With the massive growth of data centers worldwide in the past thirty years or so, we're creating, transmitting, and storing more data than ever before.

We're well beyond terabytes, petabytes and now even exabytes. We're quickly zooming into zettabytes in global capacity and transmission. A petabyte is about a thousand terabytes, an exabyte is about a thousand petabytes, and a zettabyte is about a thousand exabytes. It's absolutely mindblowing.

If you're a visual thinker, here are some handy graphs, courtesy of the American Association for the Advancement of Science.

The global capacity to store, communicate, and compute data:

        Global installed capacity


        Global effective capacity to communicate data


        Global capacity to broadcast data in compressed megabytes

As you can see, Big Data and its immensity include data from all kinds of sources. But when we talk about Big Data, we usually mean the data in the millions of servers around the world, both on and off of the internet. In computer science, we refer to how it's a quantity of data, both in storage and in transit, that's very difficult for our commercial and institutional computer systems to manage, curate, and analyze in an expedient fashion.

A lot of that data that we can't effectively act upon is malicious. That includes malware, and information security attacks in networks and in distributed computing clusters.

Herein lies the big security problem.|

Big Data security vulnerabilities

A lot of the most popular software to manage Big Data initially wasn't designed with security in mind.

Hadoop launched in 2005. Even now in 2014, Hadoop has so many vulnerabilities that it scares me a little.

Hadoop isn't developed with much encryption implementation, nor compliance with common information security policy standards. Hadoop still has no encryption on nodes, nor the data transmitted between them. The project was originally developed just to handle publicly available data, such as the web. It does use Kerberos for authentication, but most network adminstrators and security professionals know how difficult it is to implement.
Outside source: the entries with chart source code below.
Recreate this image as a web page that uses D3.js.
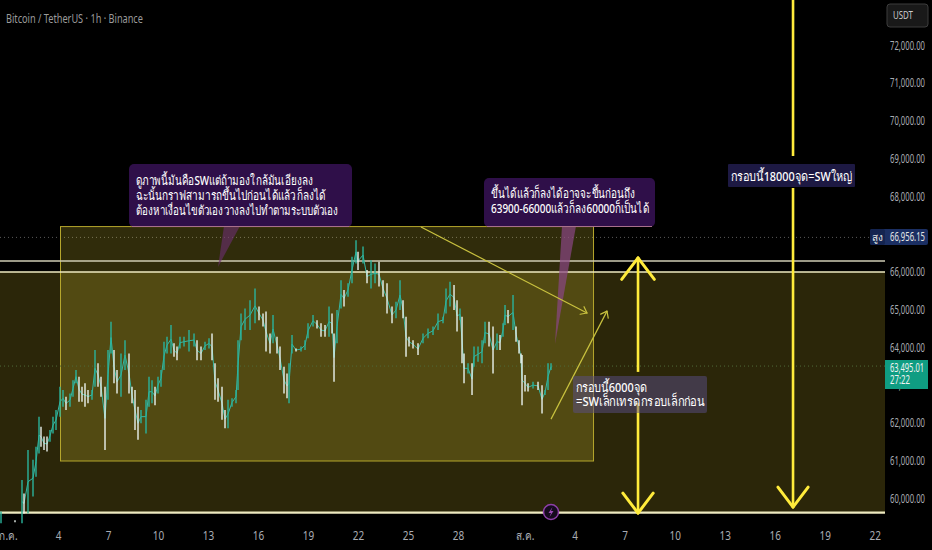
<!DOCTYPE html>
<html lang="th">
<head>
<meta charset="utf-8">
<title>Bitcoin / TetherUS</title>
<script src="https://cdn.jsdelivr.net/npm/d3@7"></script>
<style>
html, body { margin: 0; padding: 0; background: #000; }
svg { display: block; }
text { font-family: "Noto Sans", "Noto Sans CJK SC", sans-serif; }
.axis path, .axis line { display: none; }
.axis text { fill: #a9acb3; font-size: 12.5px; }
</style>
</head>
<body>
<script>
// days counted from 1 Jul = 1, so 1 Aug = 32
let barDay = [0.58,1.42,1.84,1.96,2.2,2.5,2.68,2.86,2.98,3.16,3.34,3.52,3.7,3.88,4.12,4.3,4.48,4.72,4.9,5.08,5.26,5.44,5.62,5.8,6.04,6.22,6.4,6.58,6.82,7,7.18,7.36,7.54,7.78,8.02,8.26,8.44,8.62,8.8,8.98,9.28,9.46,9.64,9.82,10,10.18,10.36,10.54,10.78,10.96,11.14,11.32,11.56,11.86,12.16,12.34,12.58,12.82,13.06,13.24,13.42,13.6,13.84,14.02,14.2,14.44,14.68,14.8,14.98,15.22,15.52,15.82,16.06,16.3,16.48,16.72,16.9,17.14,17.32,17.56,17.74,17.86,18.04,18.28,18.58,18.82,19,19.3,19.54,19.78,20.02,20.26,20.44,20.56,20.74,20.98,21.16,21.4,21.64,21.88,22,22.3,22.54,22.78,23.02,23.26,23.5,23.74,24.04,24.28,24.52,24.7,24.88,25.06,25.3,25.6,25.9,26.2,26.5,26.8,27.1,27.28,27.52,27.76,27.94,28.12,28.24,28.36,28.6,28.84,28.96,29.2,29.44,29.62,29.86,30.1,30.34,30.52,30.7,30.82,31,31.3,31.48,31.66,31.78,31.84,32.02,32.2,32.5,32.8,33.04,33.22,33.4,33.58];
let barHigh = [59640,59410,60480,60120,61270,61010,61360,62150,61890,61630,61630,61800,62150,62330,62950,62860,62680,62770,63120,63390,63210,62950,63040,62860,62860,63920,63570,63210,62950,63920,64670,63920,63390,63830,64180,63830,62950,62860,62420,62330,62600,63210,63120,62950,63210,63390,64140,64270,64580,64100,64010,64270,64270,64450,64360,64180,64010,64140,64230,64360,63570,63170,62950,62330,62600,62640,62860,64180,64890,65020,65240,65550,65070,64890,64940,64360,64850,64270,64010,63480,63300,63570,64320,63960,64010,64180,64630,64850,64710,64630,64580,65070,64890,64360,64980,65770,65510,65690,66390,66830,66520,66660,66040,66300,66210,66260,65770,65690,65070,65200,65770,65240,64800,64270,64180,64100,64360,64490,64540,64890,64800,65550,65730,65640,65240,65020,64800,63830,63570,63570,64010,64010,64180,64670,64670,64540,64360,64320,64630,65110,64980,65380,64540,64180,63830,63790,63260,63040,63080,63080,62990,62860,63570,63570];
let barLow = [59330,59360,59330,59590,59590,60040,60560,61180,61360,61270,61230,61490,61710,61800,62150,62420,62330,62420,62680,63040,62550,62550,62420,62510,62600,62950,62950,62680,61270,62600,63830,63040,62770,62680,63390,62770,62510,61800,61540,61980,61710,62420,62510,62460,62770,62950,63390,63830,63830,63740,63650,63960,64010,63880,64010,63650,63650,63920,63960,63650,62600,62550,62070,61850,61850,62420,62510,62860,64180,64450,64450,64630,64710,64540,63880,63830,64100,63830,63390,62770,62640,62510,63830,63880,63880,63920,64230,64540,64490,64270,64270,64270,64360,63080,64100,65020,65070,65330,65690,66210,66040,66210,65690,65550,65690,65600,65330,64890,64630,64760,64980,64760,63740,64010,63960,63790,64100,64230,64320,64450,64630,64890,65070,64980,64410,64710,63570,63040,63300,62730,63480,63610,63570,64100,64010,63300,63920,63920,64270,64580,64630,64450,64140,63830,63570,62460,62820,62820,62900,62860,62240,62730,62860,63390];

let priceTicks = [72000,71000,70000,69000,68000,67000,66000,65000,64000,63000,62000,61000,60000];
let dayTicks = [1,4,7,10,13,16,19,22,25,28,32,35,38,41,44,47,50,53];
let dayLabels = ["ก.ค.","4","7","10","13","16","19","22","25","28","ส.ค.","4","7","10","13","16","19","22"];

let levelLines = [66280,65990,59610];
let highPrice = 66956.15;
let lastPrice = 63495.01;
let countdown = "27:22";

let w = 932, h = 550;
let plotRight = 885;

let x = d3.scaleLinear().domain([1,53]).range([8,874.7]);
let y = d3.scaleLinear().domain([60000,72000]).range([498,45]);

let svg = d3.select("body").append("svg").attr("width",w).attr("height",h);
svg.append("rect").attr("width",w).attr("height",h).attr("fill","#000");

let defs = svg.append("defs");
defs.append("filter").attr("id","soft").append("feGaussianBlur").attr("stdDeviation",0.35);

// squeeze a text sideways to a wanted width, the chart's font is a narrow one
function fit(node,px,width) {
    let s = width/node.getComputedTextLength();
    d3.select(node).attr("transform","translate("+px+",0) scale("+s+",1) translate("+(-px)+",0)");
}

// big range, dark olive
svg.append("rect")
    .attr("x",0).attr("width",plotRight)
    .attr("y",y(levelLines[1])).attr("height",y(levelLines[2])-y(levelLines[1]))
    .attr("fill","#2b2609");

// dotted guides
svg.append("line").attr("x1",0).attr("x2",870).attr("y1",y(highPrice)+2).attr("y2",y(highPrice)+2)
    .attr("stroke","#5a5a5a").attr("stroke-dasharray","1 3");

// small range box
let boxDays = [4.15,36.13], boxPrices = [67190,60980];
svg.append("rect")
    .attr("x",x(boxDays[0])).attr("width",x(boxDays[1])-x(boxDays[0]))
    .attr("y",y(boxPrices[0])).attr("height",y(boxPrices[1])-y(boxPrices[0]))
    .attr("fill","rgba(255,235,59,0.19)").attr("stroke","#b5a62c").attr("stroke-width",1);

svg.append("line").attr("x1",0).attr("x2",plotRight).attr("y1",y(lastPrice)).attr("y2",y(lastPrice))
    .attr("stroke","#4f6b3a").attr("stroke-dasharray","1 3");

// level lines
svg.selectAll(".level").data(levelLines).enter().append("line")
    .attr("class","level")
    .attr("x1",0).attr("x2",plotRight)
    .attr("y1",d=>y(d)).attr("y2",d=>y(d))
    .attr("stroke",(d,i)=> i==0 ? "#cfcdb4" : "#eeeac0")
    .attr("stroke-width",(d,i)=> i==2 ? 2.2 : 1.5);

// callout wedges, then boxes
svg.append("path").attr("d","M224,226L240,226L218,267Z").attr("fill","#6d2f72").attr("opacity",0.6);
svg.append("path").attr("d","M562,226L576,226L555,344Z").attr("fill","#8a4684").attr("opacity",0.7);

function callout(x0,y0,bw,bh,fill) {
    svg.append("rect").attr("x",x0).attr("y",y0).attr("width",bw).attr("height",bh).attr("rx",5).attr("fill",fill);
    svg.append("line").attr("x1",x0+3).attr("x2",x0+bw-3).attr("y1",y0+bh-0.5).attr("y2",y0+bh-0.5)
        .attr("stroke","#a8708c").attr("stroke-width",1);
}
callout(129,164,223,63,"#2f0f49");
callout(484,178,171,49,"#2f0f49");

// candles
let bars = barDay.map((d,i)=> ({day:d, hi:barHigh[i], lo:barLow[i]}));
let mid = d => (d.hi+d.lo)/2;
let candles = svg.append("g").attr("filter","url(#soft)");
candles.append("path").attr("fill","none").attr("stroke","#35b8a4").attr("stroke-width",1)
    .attr("d",d3.line().x(d=>x(d.day)).y(d=>y(mid(d)))(bars.slice(2)));
candles.selectAll("line").data(bars).enter().append("line")
    .attr("x1",d=>x(d.day)).attr("x2",d=>x(d.day))
    .attr("y1",d=>y(d.hi)).attr("y2",d=>y(d.lo))
    .attr("stroke",(d,i)=> (i==0 || mid(d)>=mid(bars[i-1])) ? "#2bb39c" : "#eaf3ee")
    .attr("stroke-width",1.4);

// thin diagonal arrows
let diagArrows = [
    {d0:25.78,p0:67180,d1:35.74,p1:64900},
    {d0:33.58,p0:62090,d1:36.94,p1:64950}
];
function head(px,py,fromx,fromy,len,spread,color,sw) {
    let a = Math.atan2(fromy-py,fromx-px);
    [a-spread,a+spread].forEach(t=>{
        svg.append("line").attr("x1",px).attr("y1",py)
            .attr("x2",px+len*Math.cos(t)).attr("y2",py+len*Math.sin(t))
            .attr("stroke",color).attr("stroke-width",sw).attr("stroke-linecap","round");
    });
}
diagArrows.forEach(a=>{
    svg.append("line").attr("x1",x(a.d0)).attr("y1",y(a.p0)).attr("x2",x(a.d1)).attr("y2",y(a.p1))
        .attr("stroke","#c9c23f").attr("stroke-width",1.2);
    head(x(a.d1),y(a.p1),x(a.d0),y(a.p0),7,0.65,"#c9c23f",1.2);
});

// thick vertical arrows, each broken behind its label
let yellow = "#ffeb3b";
let v1 = {day:38.8, top:66360, bottom:59600, gap:[63340,62520]};
let v2 = {day:48.1, top:73500, bottom:59760, gap:[69060,68210]};
[v1,v2].forEach(v=>{
    [[v.top,v.gap[0]],[v.gap[1],v.bottom]].forEach(s=>{
        svg.append("line").attr("x1",x(v.day)).attr("x2",x(v.day))
            .attr("y1",y(s[0])).attr("y2",y(s[1]))
            .attr("stroke",yellow).attr("stroke-width",2.6);
    });
    head(x(v.day),y(v.bottom),x(v.day),0,25,0.65,yellow,3);
});
head(x(v1.day),y(v1.top),x(v1.day),h,27,0.65,yellow,3);

// labels
svg.append("rect").attr("x",573).attr("y",376).attr("width",134).attr("height",37).attr("rx",2)
    .attr("fill","rgba(90,78,135,0.5)");
svg.append("rect").attr("x",728).attr("y",164).attr("width",127).attr("height",23).attr("rx",1)
    .attr("fill","#1d1943");

let notes = [
    {t:"ดูภาพนี้มันคือSWแต่ถ้ามองใกล้มันเอียงลง", x:136, y:185, len:176},
    {t:"ฉะนั้นกราฟสามารถขึ้นไปก่อนได้แล้วก็ลงได้", x:136, y:200, len:188},
    {t:"ต้องหาเงื่อนไขตัวเองวางลงไปทำตามระบบตัวเอง", x:136, y:215, len:200},
    {t:"ขึ้นได้แล้วก็ลงได้อาจจะขึ้นก่อนถึง", x:491, y:198, len:144},
    {t:"63900-66000แล้วก็ลง60000ก็เป็นได้", x:491, y:213, len:157},
    {t:"กรอบนี้6000จุด", x:576, y:392, len:72},
    {t:"=SWเล็กเทรดกรอบเล็กก่อน", x:576, y:406, len:130},
    {t:"กรอบนี้18000จุด=SWใหญ่", x:731, y:181, len:122}
];
svg.selectAll(".note").data(notes).enter().append("text")
    .attr("class","note")
    .attr("x",d=>d.x).attr("y",d=>d.y)
    .attr("font-size",13).attr("font-weight",500).attr("fill","#fff")
    .text(d=>d.t)
    .each(function(d) { fit(this,d.x,d.len); });

// axes
let yAxis = d3.axisRight(y).tickValues(priceTicks).tickSize(0).tickPadding(0)
    .tickFormat(d=>d3.format(",.2f")(d));
svg.append("g").attr("class","axis").attr("transform","translate(890,0)").call(yAxis)
    .selectAll("text").attr("x",0).each(function() { fit(this,0,35); });

let xAxis = d3.axisBottom(x).tickValues(dayTicks).tickSize(0).tickPadding(0)
    .tickFormat((d,i)=>dayLabels[i]);
svg.append("g").attr("class","axis").attr("transform","translate(0,531)").call(xAxis)
    .selectAll("text").attr("transform","scale(0.8,1)").attr("x",0);

// plain texts on top: title and price tags
function label(t,px,py,size,fill,width) {
    svg.append("text").attr("x",px).attr("y",py).attr("font-size",size).attr("fill",fill)
        .text(t).each(function() { fit(this,px,width); });
}
label("Bitcoin / TetherUS · 1h · Binance",6,23,13,"#9b9b9b",137);

svg.append("rect").attr("x",887).attr("y",4).attr("width",41).attr("height",23).attr("rx",3)
    .attr("fill","#191919").attr("stroke","#3d3d3d");
label("USDT",893,19,11,"#ccc",20);

svg.append("rect").attr("x",870).attr("y",229).attr("width",58).attr("height",16).attr("rx",2).attr("fill","#1b2f63");
svg.append("rect").attr("x",870).attr("y",229).attr("width",15).attr("height",16).attr("rx",2).attr("fill","#142450");
svg.append("text").attr("x",872).attr("y",241).attr("font-size",10).attr("fill","#e6e6e6").text("สูง");
label(d3.format(",.2f")(highPrice),890,241,12.5,"#e6e6e6",35);

svg.append("rect").attr("x",885).attr("y",360).attr("width",43).attr("height",29).attr("fill","#0f9d82");
label(d3.format(",.2f")(lastPrice),890,372,12.5,"#f2f2f2",34);
label(countdown,890,384,12.5,"#f2f2f2",20);

// lightning marker on the time axis
svg.append("circle").attr("cx",551).attr("cy",512).attr("r",7.5)
    .attr("fill","#160b1e").attr("stroke","#8d3fa8").attr("stroke-width",1.5);
svg.append("path").attr("d","M552.5,507L548.5,513L551,513L549.5,517L553.5,511L551,511Z").attr("fill","#9a49b5");
</script>
</body>
</html>
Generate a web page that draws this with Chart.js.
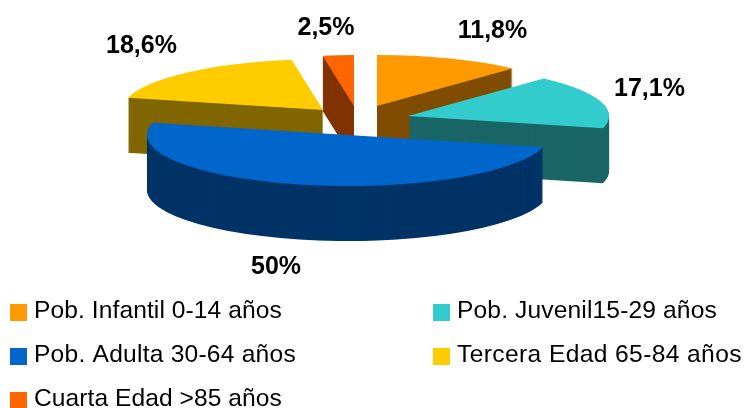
<!DOCTYPE html>
<html>
<head>
<meta charset="utf-8">
<style>
html,body{margin:0;padding:0;background:#fff;overflow:hidden}
canvas{display:block}
</style>
<script src="https://cdn.jsdelivr.net/npm/chart.js@4"></script>
</head>
<body>
<canvas id="c" width="744" height="408"></canvas>
<script>
const categories = ['Pob. Infantil 0-14 años','Pob. Juvenil15-29 años','Pob. Adulta 30-64 años','Tercera Edad 65-84 años','Cuarta Edad >85 años'];
const percentages = [11.8, 17.1, 50, 18.6, 2.5];
const topColors = ['#FF9900','#33CCCC','#0066CC','#FFCC00','#FF6600'];
const sideColors = ['#804D00','#1A6666','#003366','#806600','#803300'];

const pieCenter = [358, 119];
const sliceShift = [[19,-13],[50,-3],[-10,16],[-35,-9],[-4,-13]];
const paintOrder = [0,4,3,1,2];
const tilt = 51/201;
const depth = 55;
const labelAnchors = [[492.5,31],[649.5,89],[276,267],[141.5,46],[326,28]];
const legendCells = [[10,304],[433,304],[10,348],[433,348],[10,392]];
const legendTracking = ['0.08px','0.13px','0.22px','0.38px','0.05px'];

const pie3d = {
  id:'pie3d',
  beforeDatasetsDraw(chart){
    const ctx = chart.ctx;
    const arcs = chart.getDatasetMeta(0).data;
    const place = (arc,i,d)=>{
      ctx.translate(pieCenter[0]+sliceShift[i][0], pieCenter[1]+sliceShift[i][1]+d);
      ctx.scale(1,tilt);
      ctx.translate(-arc.x,-arc.y);
    };
    paintOrder.forEach(i=>{
      const arc = arcs[i];
      const own = arc.options;
      arc.options = Object.assign({},own,{backgroundColor:sideColors[i],borderColor:sideColors[i],borderWidth:0});
      for(let d=depth;d>=1;d--){
        ctx.save(); place(arc,i,d); arc.draw(ctx); ctx.restore();
      }
      arc.options = Object.assign({},own,{borderWidth:0});
      ctx.save(); place(arc,i,0); arc.draw(ctx); ctx.restore();
      arc.options = own;
    });
    return false;
  },
  afterDraw(chart){
    const ctx = chart.ctx;
    ctx.save();
    ctx.fillStyle = '#000';
    ctx.textAlign = 'center';
    ctx.textBaseline = 'middle';
    ctx.font = 'bold 25px "Liberation Sans", Arial, sans-serif';
    percentages.forEach((v,i)=>{
      ctx.fillText(String(v).replace('.',',')+'%', labelAnchors[i][0], labelAnchors[i][1]);
    });
    ctx.textAlign = 'left';
    ctx.textBaseline = 'alphabetic';
    ctx.font = '24.6px "Liberation Sans", Arial, sans-serif';
    categories.forEach((t,i)=>{
      const [x,y] = legendCells[i];
      ctx.fillStyle = topColors[i];
      ctx.fillRect(x,y,17,17);
      ctx.fillStyle = '#000';
      ctx.letterSpacing = legendTracking[i];
      ctx.fillText(t, x+24, y+14);
    });
    ctx.restore();
  }
};

new Chart(document.getElementById('c'),{
  type:'pie',
  data:{labels:categories,datasets:[{data:percentages,backgroundColor:topColors,borderWidth:0}]},
  options:{
    responsive:false,
    animation:false,
    radius:201,
    layout:{padding:0},
    plugins:{legend:{display:false},tooltip:{enabled:false}}
  },
  plugins:[pie3d]
});
</script>
</body>
</html>
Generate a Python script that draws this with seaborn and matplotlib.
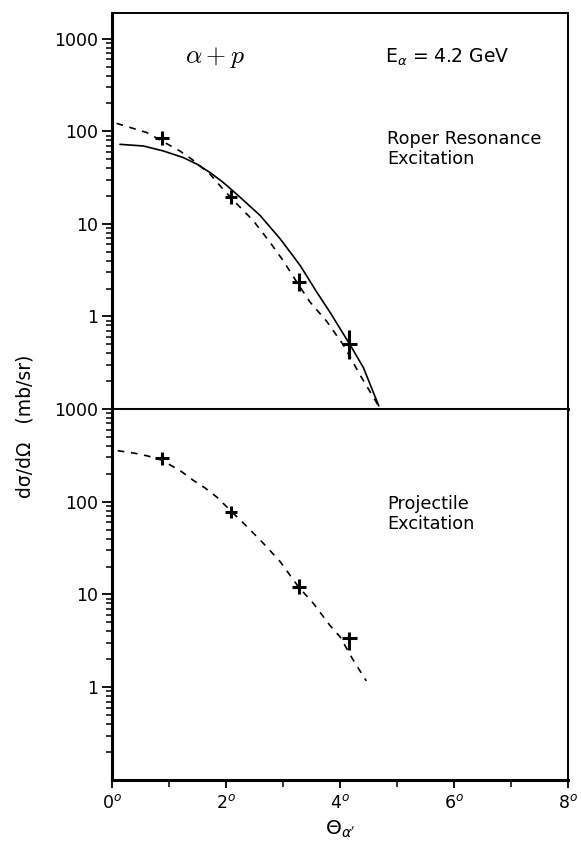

Even popular Hadoop tools such as HBase, Pig, and Hive lack security measures in their implementation.

Consider the massive number of insecure nodes in any and all Hadoop systems. Then multiply that by how widespread Hadoop is. A lot of Microsoft Azure systems use Hadoop, as do Amazon EC2/S3 services, Yahoo!, and most of the world's most popular websites, e-commerce sites, and cloud services. On November 8th 2012, Facebook announced that they have over 100 petabytes in their Hadoop system, and it grows by about half a petabyte per day. In 2013, most than half of all Fortune 50 companies say they use Hadoop.